Top officers of the American Federation of State, County and Municipal Employees (AFSCME) know from personal experience that once government workers in state after state have a genuine free choice about whether or not they join or bankroll a union, many refuse to do either.

In June 2018, the U.S. Supreme Court issued a landmark ruling against the AFSCME union brass in Janus, a case argued and won by then-National Right to Work Legal Defense Foundation staff attorney and current Foundation Legal Director and Vice President Bill Messenger.

Judicial Activists on Alaska High Court: Upholding First Amendment Violates State Law

Janus recognized, for the first time, that forcing public servants to pay union dues or fees as a job condition violates the First Amendment. And from 2017 to 2022, the number of active workers nationwide paying money to the bosses of AFSCME and its affiliates plummeted by 16.3%! 

Unfortunately, despite the High Court’s verdict and the manifest evidence that many public workers would prefer to be union-free, AFSCME and other union bosses have fought tooth and nail against any and all efforts by state governments to ensure workers can exercise their First Amendment rights under Janus.

Alaska is a dismaying case in point. 

Shortly after Gov. Michael Dunleavy (R) was first inaugurated in 2019, his administration began an effort to directly inform employees of their Janus rights and ask for written consent if they wished to remain union members and keep paying dues.

The infuriated top bosses of the Alaska State Employees Association (AFSCME’s state affiliate) swiftly filed suit in state court, charging that this initiative violated the state’s Public Employment Relations Act (PERA).

After that, the Janus implementation effort was tied up in court. Finally, on May 26, the clubbish Alaska Supreme Court delighted government union bosses by ruling that the Dunleavy Administration’s modest measures to protect public employees’ First Amendment rights violate the PERA!

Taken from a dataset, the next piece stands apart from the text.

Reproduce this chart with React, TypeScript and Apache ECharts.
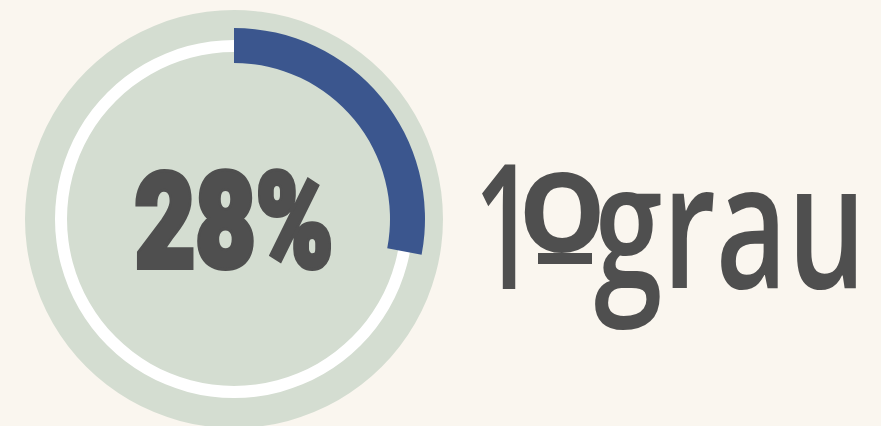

State Legislative Efforts to Implement Janus Advance, Despite Big Labor Lawsuits

In response to the decision, Foundation Vice President Messenger stated: “If requiring that dues-deduction cards include language informing employees of their constitutional right not to bankroll a union violates the Alaska PERA, this statute violates the First Amendment.”

Before publication, this Newsletter reached out to Alaska Solicitor General Jessie Alloway, who confirmed that the governor will appeal to the U.S. Supreme Court what he considers to be an incorrect opinion by the Alaska Supreme Court.

The Foundation intends to file a brief in support of the governor’s stance.

Meanwhile, headway is being made in other states against public-sector union privileges that have too long been taken for granted.

Since early this year, four states — Arkansas, Florida, Kentucky, and Tennessee — have adopted measures that prohibit the automatic deduction of union dues or fees from employee paychecks by government entities going forward.

Along with several other citizens’ groups, the National Right to Work Committee supported all four measures, despite expressing concern about exemptions for police and certain other government union bosses.

As in Alaska, union bosses in Florida and Kentucky have already filed suit against the roll-back of their state-supplied perks.

Reflecting on these lawsuits, Committee Vice President John Kalb observed: “Any time public-sector union bosses lose a government privilege they’ve considered a ‘right,’ you can count on them inevitably to turn to the legal system to recoup the privilege, regardless of the merits.”

Precedent, Momentum on the Side of Worker Freedom

Fortunately for those supporting more freedom for individual employees, union lawyers in the Florida and Kentucky cases are on shaky legal ground, just as their counterparts are in the Alaska case.

As U.S. Appellate Judge Joel Flaum explained in a 2013 majority opinion, “use of a state’s payroll system is a state subsidy of speech” to which no private party is entitled, even if this perk is granted to other citizens or groups.

Bolstered by this precedent, the Committee and its members will continue to support legislative efforts to ensure civil servants nationwide are able to exercise without impediment their First Amendment rights under Janus.